Il a fallu attendre novembre 2014 pour que la France annonce qu’elle ne livrera pas à la Russie les deux navires porte-hélicoptères Mistral, vendus par contrat en 2011, tant que durera la crise ukrainienne. Et décembre pour que le ministre de la Défense ajoute qu’ils ne seront sans doute jamais envoyés. Jusqu’au dernier moment, François Hollande a semblé croire que Vladimir Poutine, qui aime tant montrer ses muscles au sens propre comme au sens figuré, pourrait par la grâce de Dieu ou de la diplomatie se muer en homme de paix.

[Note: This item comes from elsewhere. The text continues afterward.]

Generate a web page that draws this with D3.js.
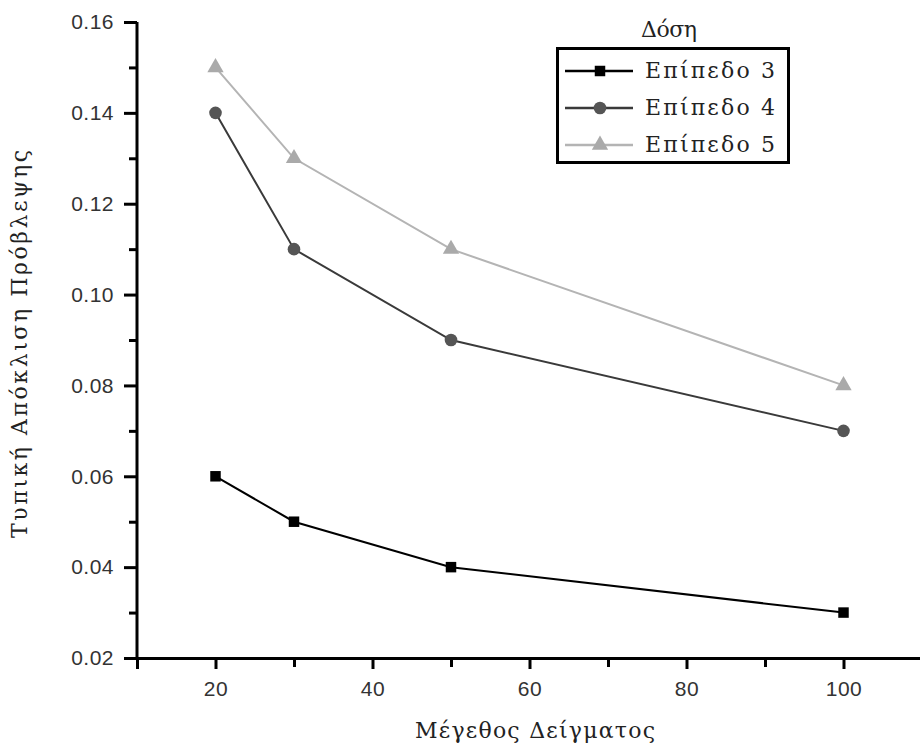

Un entretien. En arrivant le 6 décembre à Moscou pour une escale impromptue après sa visite au Kazakhstan, alors que les dirigeants européens semblaient d'accord pour, dans le cadre des sanctions prises après l'annexion de la Crimée, bouder Moscou en raison de son implication en Ukraine, le président français s'écriait : «Il y a des périodes où il faut saisir des occasions. Nous en sommes arrivés là.» François Hollande convenait, après l'entretien avec son homologue russe : «Je pense que nous devons éviter qu'il y ait d'autres murs qui viennent [nous] séparer. A un moment, il faut être aussi capable de dépasser les obstacles et trouver les solutions.»
Format Normandie. Cinq mois plus tard, force est de constater qu'aucune solution n'est en vue. Les accords dits de «Minsk 2», signés en février, ne sont guère plus respectés que «Minsk 1», de septembre 2014. Chacune de ces trêves a été marquée par un agrandissement du territoire contrôlé par les prorusses dans l'est de l'Ukraine.
Depuis cette visite qui n'a débouché sur rien et cet accord boiteux de cessez-le-feu conclu dans le cadre du «format Normandie» (entre l'Allemagne, la France, la Russie et l'Ukraine, à savoir le quatuor réuni en juin 2014 lors des cérémonies du 70e anniversaire du Débarquement), Paris continue de célébrer l'esprit de dialogue, mais n'y croit plus vraiment.
François Hollande a préféré boycotter le défilé commémorant la victoire sur le nazisme à Moscou, au grand dam des philorusses français, comme le parti de Jean-Luc Mélenchon et celui de Marine Le Pen. Nicolas Sarkozy, qui a vendu les Mistral, ne pipe pas mot. Surtout qu’ils vont coûter très cher à la France, Moscou n’entendant pas se contenter de la proposition de Paris de rembourser les sommes déjà versées à condition de pouvoir vendre leurs navires à un autre pays. Car la Russie est au moins aussi dur en affaires qu’en politique.